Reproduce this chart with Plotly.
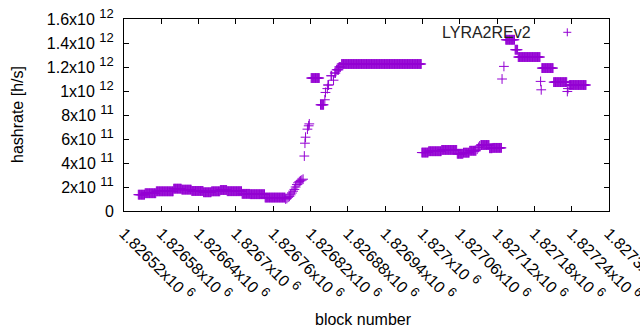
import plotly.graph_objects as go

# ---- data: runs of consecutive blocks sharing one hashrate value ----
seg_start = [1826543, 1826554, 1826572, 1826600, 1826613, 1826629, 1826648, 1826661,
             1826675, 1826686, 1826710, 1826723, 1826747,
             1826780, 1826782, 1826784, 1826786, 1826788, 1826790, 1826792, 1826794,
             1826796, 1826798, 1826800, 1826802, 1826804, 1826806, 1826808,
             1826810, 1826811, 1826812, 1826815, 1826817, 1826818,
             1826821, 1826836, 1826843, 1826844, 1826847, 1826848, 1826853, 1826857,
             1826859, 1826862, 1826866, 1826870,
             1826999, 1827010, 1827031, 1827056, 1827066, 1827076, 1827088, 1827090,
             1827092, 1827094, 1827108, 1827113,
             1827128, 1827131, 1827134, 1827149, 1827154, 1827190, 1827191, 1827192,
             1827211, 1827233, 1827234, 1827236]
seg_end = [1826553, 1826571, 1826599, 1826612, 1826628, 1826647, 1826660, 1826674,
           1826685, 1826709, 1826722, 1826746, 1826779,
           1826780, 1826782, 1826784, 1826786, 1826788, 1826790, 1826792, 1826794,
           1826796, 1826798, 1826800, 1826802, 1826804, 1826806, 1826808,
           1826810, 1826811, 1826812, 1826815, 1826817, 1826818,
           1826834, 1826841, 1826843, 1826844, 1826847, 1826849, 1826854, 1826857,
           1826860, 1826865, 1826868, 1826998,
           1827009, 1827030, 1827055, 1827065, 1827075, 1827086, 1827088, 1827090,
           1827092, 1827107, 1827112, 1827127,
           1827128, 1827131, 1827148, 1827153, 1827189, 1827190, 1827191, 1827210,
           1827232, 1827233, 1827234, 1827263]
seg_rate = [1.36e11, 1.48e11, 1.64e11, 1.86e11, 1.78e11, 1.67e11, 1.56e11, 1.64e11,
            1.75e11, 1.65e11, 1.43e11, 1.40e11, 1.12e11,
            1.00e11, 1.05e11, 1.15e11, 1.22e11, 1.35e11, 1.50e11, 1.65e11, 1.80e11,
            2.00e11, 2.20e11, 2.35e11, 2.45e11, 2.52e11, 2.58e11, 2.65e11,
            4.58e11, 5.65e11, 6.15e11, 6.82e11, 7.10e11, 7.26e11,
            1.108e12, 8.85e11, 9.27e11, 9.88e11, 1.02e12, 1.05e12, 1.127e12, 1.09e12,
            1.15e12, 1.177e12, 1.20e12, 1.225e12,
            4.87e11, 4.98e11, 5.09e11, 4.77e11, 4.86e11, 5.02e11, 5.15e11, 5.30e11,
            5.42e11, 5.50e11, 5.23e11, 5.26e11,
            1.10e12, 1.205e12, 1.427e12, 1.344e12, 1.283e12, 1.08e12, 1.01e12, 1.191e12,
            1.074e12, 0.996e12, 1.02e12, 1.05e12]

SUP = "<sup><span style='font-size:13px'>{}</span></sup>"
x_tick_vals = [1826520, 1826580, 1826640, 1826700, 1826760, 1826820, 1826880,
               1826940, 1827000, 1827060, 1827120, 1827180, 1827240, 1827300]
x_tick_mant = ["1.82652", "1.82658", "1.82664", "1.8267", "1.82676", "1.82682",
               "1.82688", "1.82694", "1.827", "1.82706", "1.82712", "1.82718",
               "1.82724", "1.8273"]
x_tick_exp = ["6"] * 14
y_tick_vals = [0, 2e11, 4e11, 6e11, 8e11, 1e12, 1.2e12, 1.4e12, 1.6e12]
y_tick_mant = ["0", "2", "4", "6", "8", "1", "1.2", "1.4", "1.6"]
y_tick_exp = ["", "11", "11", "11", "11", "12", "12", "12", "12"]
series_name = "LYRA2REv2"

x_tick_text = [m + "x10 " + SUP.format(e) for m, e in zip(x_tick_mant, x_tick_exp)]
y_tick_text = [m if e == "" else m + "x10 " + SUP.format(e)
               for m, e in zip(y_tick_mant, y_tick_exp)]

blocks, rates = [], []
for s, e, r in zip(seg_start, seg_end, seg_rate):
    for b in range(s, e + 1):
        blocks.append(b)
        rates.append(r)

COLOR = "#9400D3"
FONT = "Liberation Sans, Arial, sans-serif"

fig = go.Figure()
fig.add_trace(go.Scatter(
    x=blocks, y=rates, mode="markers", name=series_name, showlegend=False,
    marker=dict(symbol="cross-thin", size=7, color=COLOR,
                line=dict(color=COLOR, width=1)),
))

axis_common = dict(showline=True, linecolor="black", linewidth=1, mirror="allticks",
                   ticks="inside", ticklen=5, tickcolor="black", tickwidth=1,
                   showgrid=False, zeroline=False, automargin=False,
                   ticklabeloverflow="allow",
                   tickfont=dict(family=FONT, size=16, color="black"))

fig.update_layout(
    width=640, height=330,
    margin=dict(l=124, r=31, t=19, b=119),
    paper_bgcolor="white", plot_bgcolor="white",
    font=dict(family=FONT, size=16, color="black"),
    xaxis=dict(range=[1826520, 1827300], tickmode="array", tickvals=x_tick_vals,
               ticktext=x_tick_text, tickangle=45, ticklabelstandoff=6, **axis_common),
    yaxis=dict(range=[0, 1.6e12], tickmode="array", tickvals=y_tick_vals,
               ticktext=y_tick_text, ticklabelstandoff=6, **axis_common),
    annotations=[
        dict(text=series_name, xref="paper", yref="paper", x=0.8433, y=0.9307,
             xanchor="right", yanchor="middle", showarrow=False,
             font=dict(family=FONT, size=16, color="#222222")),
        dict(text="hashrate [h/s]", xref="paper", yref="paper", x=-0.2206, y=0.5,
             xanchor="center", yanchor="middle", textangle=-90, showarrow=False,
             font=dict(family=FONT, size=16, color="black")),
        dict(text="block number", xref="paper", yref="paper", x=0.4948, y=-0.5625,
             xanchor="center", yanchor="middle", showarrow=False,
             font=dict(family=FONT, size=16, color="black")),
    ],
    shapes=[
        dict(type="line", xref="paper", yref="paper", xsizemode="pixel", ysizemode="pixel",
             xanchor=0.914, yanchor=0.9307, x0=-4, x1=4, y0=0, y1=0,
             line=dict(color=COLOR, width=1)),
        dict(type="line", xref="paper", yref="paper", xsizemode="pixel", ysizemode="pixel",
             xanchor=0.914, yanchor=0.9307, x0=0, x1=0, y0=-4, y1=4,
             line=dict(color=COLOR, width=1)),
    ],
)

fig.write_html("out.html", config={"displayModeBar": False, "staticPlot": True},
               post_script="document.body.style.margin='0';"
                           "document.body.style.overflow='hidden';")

-- WHAT YOU HAVE TO DO --
Every line from the start of the listing above through the line with "import plotly.graph_objects as go" should be repeated exactly; skip the pictures and add nothing else.

-- SOLUTION BELOW --
Reproduce this chart with Plotly.
import plotly.graph_objects as go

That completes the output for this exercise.